> _EXERCISE DIRECTIONS_
Exclude the pictures, then repeat the remaining data exactly.

> _AVAILABLE DATA_
==============================

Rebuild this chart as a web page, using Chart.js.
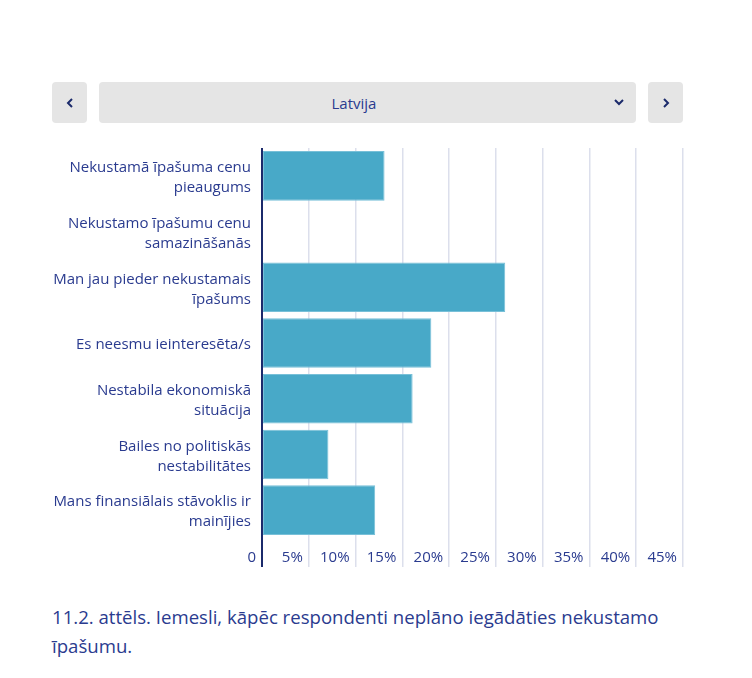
<!DOCTYPE html>
<html>
<head>
<meta charset="utf-8">
<script src="https://cdn.jsdelivr.net/npm/chart.js@4"></script>
<style>
  body { margin: 0; background: #fff; font-family: "Open Sans", sans-serif; color: #2a3b8f; }
  .wrap { position: absolute; left: 52px; top: 0; width: 631px; }
  .nav { position: absolute; top: 82px; height: 41px; background: #e5e5e5; border-radius: 4px;
         display: flex; align-items: center; justify-content: center; box-sizing: border-box; }
  .nav svg { display: block; }
  #prev { left: 0; width: 35px; }
  #sel { left: 47px; width: 537px; font-size: 15px; padding-right: 27px; }
  #sel svg { position: absolute; right: 12px; top: 17px; }
  #next { left: 596px; width: 35px; }
  .box { position: absolute; left: 0; top: 140px; width: 634px; height: 430px; }
  .caption { position: absolute; left: 0; top: 602px; width: 631px; font-size: 18.6px; line-height: 29px; }
</style>
</head>
<body>
<div class="wrap">
  <div class="nav" id="prev"><svg width="8" height="10"><polyline points="6,1 2,5 6,9" fill="none" stroke="#1b2a6b" stroke-width="2"/></svg></div>
  <div class="nav" id="sel">Latvija<svg width="10" height="7"><polyline points="1,1 5,5 9,1" fill="none" stroke="#1b2a6b" stroke-width="2"/></svg></div>
  <div class="nav" id="next"><svg width="8" height="10"><polyline points="2,1 6,5 2,9" fill="none" stroke="#1b2a6b" stroke-width="2"/></svg></div>
  <div class="box"><canvas id="barChart"></canvas></div>
  <div class="caption">11.2. attēls. Iemesli, kāpēc respondenti neplāno iegādāties nekustamo īpašumu.</div>
</div>
<script>
// data
const categories = [
    ['Nekustamā īpašuma cenu', 'pieaugums'],
    ['Nekustamo īpašumu cenu', 'samazināšanās'],
    ['Man jau pieder nekustamais', 'īpašums'],
    ['Es neesmu ieinteresēta/s'],
    ['Nestabila ekonomiskā', 'situācija'],
    ['Bailes no politiskās', 'nestabilitātes'],
    ['Mans finansiālais stāvoklis ir', 'mainījies']
];
const shares = [13.1, 0, 26.0, 18.1, 16.1, 7.1, 12.1];
const xTickLabels = ['0', '5%', '10%', '15%', '20%', '25%', '30%', '35%', '40%', '45%'];

const navy = '#2a3b8f';

document.addEventListener("DOMContentLoaded", function() {
    const ctx = document.getElementById('barChart').getContext('2d');
    new Chart(ctx, {
        type: 'bar',
        data: {
            labels: categories,
            datasets: [{
                data: shares,
                backgroundColor: '#48a9c8',
                borderColor: '#78c0d8',
                borderWidth: 1,
                borderSkipped: false,
                barPercentage: 0.89,
                categoryPercentage: 1
            }]
        },
        options: {
            indexAxis: 'y',
            responsive: true,
            maintainAspectRatio: false,
            animation: false,
            layout: { padding: { top: 8, right: 3 } },
            plugins: {
                legend: { display: false },
                tooltip: { enabled: false }
            },
            scales: {
                x: {
                    min: 0,
                    max: 45,
                    border: { display: false },
                    afterFit: (scale) => { scale.height = 32; scale.paddingLeft = 0; scale.paddingRight = 0; },
                    grid: {
                        tickLength: 29,
                        color: (c) => c.index === 0 ? '#1b2a6b' : '#dcdfec',
                        lineWidth: (c) => c.index === 0 ? 2 : 1.5
                    },
                    ticks: {
                        stepSize: 5,
                        align: 'end',
                        labelOffset: -6,
                        padding: -18,
                        color: navy,
                        font: { family: 'Open Sans', size: 15 },
                        callback: (v, i) => xTickLabels[i]
                    }
                },
                y: {
                    border: { display: false },
                    afterFit: (scale) => { scale.width = 210; scale.paddingTop = 0; scale.paddingBottom = 0; },
                    grid: { display: false, drawTicks: false },
                    ticks: {
                        padding: 11,
                        labelOffset: 2,
                        color: navy,
                        font: { family: 'Open Sans', size: 15, lineHeight: 1.33 }
                    }
                }
            }
        }
    });
});
</script>
</body>
</html>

==============================

> _EXERCISE OUTPUT_
Rebuild this chart as a web page, using Chart.js.
<!DOCTYPE html>
<html>
<head>
<meta charset="utf-8">
<script src="https://cdn.jsdelivr.net/npm/chart.js@4"></script>
<style>
  body { margin: 0; background: #fff; font-family: "Open Sans", sans-serif; color: #2a3b8f; }
  .wrap { position: absolute; left: 52px; top: 0; width: 631px; }
  .nav { position: absolute; top: 82px; height: 41px; background: #e5e5e5; border-radius: 4px;
         display: flex; align-items: center; justify-content: center; box-sizing: border-box; }
  .nav svg { display: block; }
  #prev { left: 0; width: 35px; }
  #sel { left: 47px; width: 537px; font-size: 15px; padding-right: 27px; }
  #sel svg { position: absolute; right: 12px; top: 17px; }
  #next { left: 596px; width: 35px; }
  .box { position: absolute; left: 0; top: 140px; width: 634px; height: 430px; }
  .caption { position: absolute; left: 0; top: 602px; width: 631px; font-size: 18.6px; line-height: 29px; }
</style>
</head>
<body>
<div class="wrap">
  <div class="nav" id="prev"><svg width="8" height="10"><polyline points="6,1 2,5 6,9" fill="none" stroke="#1b2a6b" stroke-width="2"/></svg></div>
  <div class="nav" id="sel">Latvija<svg width="10" height="7"><polyline points="1,1 5,5 9,1" fill="none" stroke="#1b2a6b" stroke-width="2"/></svg></div>
  <div class="nav" id="next"><svg width="8" height="10"><polyline points="2,1 6,5 2,9" fill="none" stroke="#1b2a6b" stroke-width="2"/></svg></div>
  <div class="box"><canvas id="barChart"></canvas></div>
  <div class="caption">11.2. attēls. Iemesli, kāpēc respondenti neplāno iegādāties nekustamo īpašumu.</div>
</div>
<script>
// data
const categories = [
    ['Nekustamā īpašuma cenu', 'pieaugums'],
    ['Nekustamo īpašumu cenu', 'samazināšanās'],
    ['Man jau pieder nekustamais', 'īpašums'],
    ['Es neesmu ieinteresēta/s'],
    ['Nestabila ekonomiskā', 'situācija'],
    ['Bailes no politiskās', 'nestabilitātes'],
    ['Mans finansiālais stāvoklis ir', 'mainījies']
];
const shares = [13.1, 0, 26.0, 18.1, 16.1, 7.1, 12.1];
const xTickLabels = ['0', '5%', '10%', '15%', '20%', '25%', '30%', '35%', '40%', '45%'];

const navy = '#2a3b8f';

document.addEventListener("DOMContentLoaded", function() {
    const ctx = document.getElementById('barChart').getContext('2d');
    new Chart(ctx, {
        type: 'bar',
        data: {
            labels: categories,
            datasets: [{
                data: shares,
                backgroundColor: '#48a9c8',
                borderColor: '#78c0d8',
                borderWidth: 1,
                borderSkipped: false,
                barPercentage: 0.89,
                categoryPercentage: 1
            }]
        },
        options: {
            indexAxis: 'y',
            responsive: true,
            maintainAspectRatio: false,
            animation: false,
            layout: { padding: { top: 8, right: 3 } },
            plugins: {
                legend: { display: false },
                tooltip: { enabled: false }
            },
            scales: {
                x: {
                    min: 0,
                    max: 45,
                    border: { display: false },
                    afterFit: (scale) => { scale.height = 32; scale.paddingLeft = 0; scale.paddingRight = 0; },
                    grid: {
                        tickLength: 29,
                        color: (c) => c.index === 0 ? '#1b2a6b' : '#dcdfec',
                        lineWidth: (c) => c.index === 0 ? 2 : 1.5
                    },
                    ticks: {
                        stepSize: 5,
                        align: 'end',
                        labelOffset: -6,
                        padding: -18,
                        color: navy,
                        font: { family: 'Open Sans', size: 15 },
                        callback: (v, i) => xTickLabels[i]
                    }
                },
                y: {
                    border: { display: false },
                    afterFit: (scale) => { scale.width = 210; scale.paddingTop = 0; scale.paddingBottom = 0; },
                    grid: { display: false, drawTicks: false },
                    ticks: {
                        padding: 11,
                        labelOffset: 2,
                        color: navy,
                        font: { family: 'Open Sans', size: 15, lineHeight: 1.33 }
                    }
                }
            }
        }
    });
});
</script>
</body>
</html>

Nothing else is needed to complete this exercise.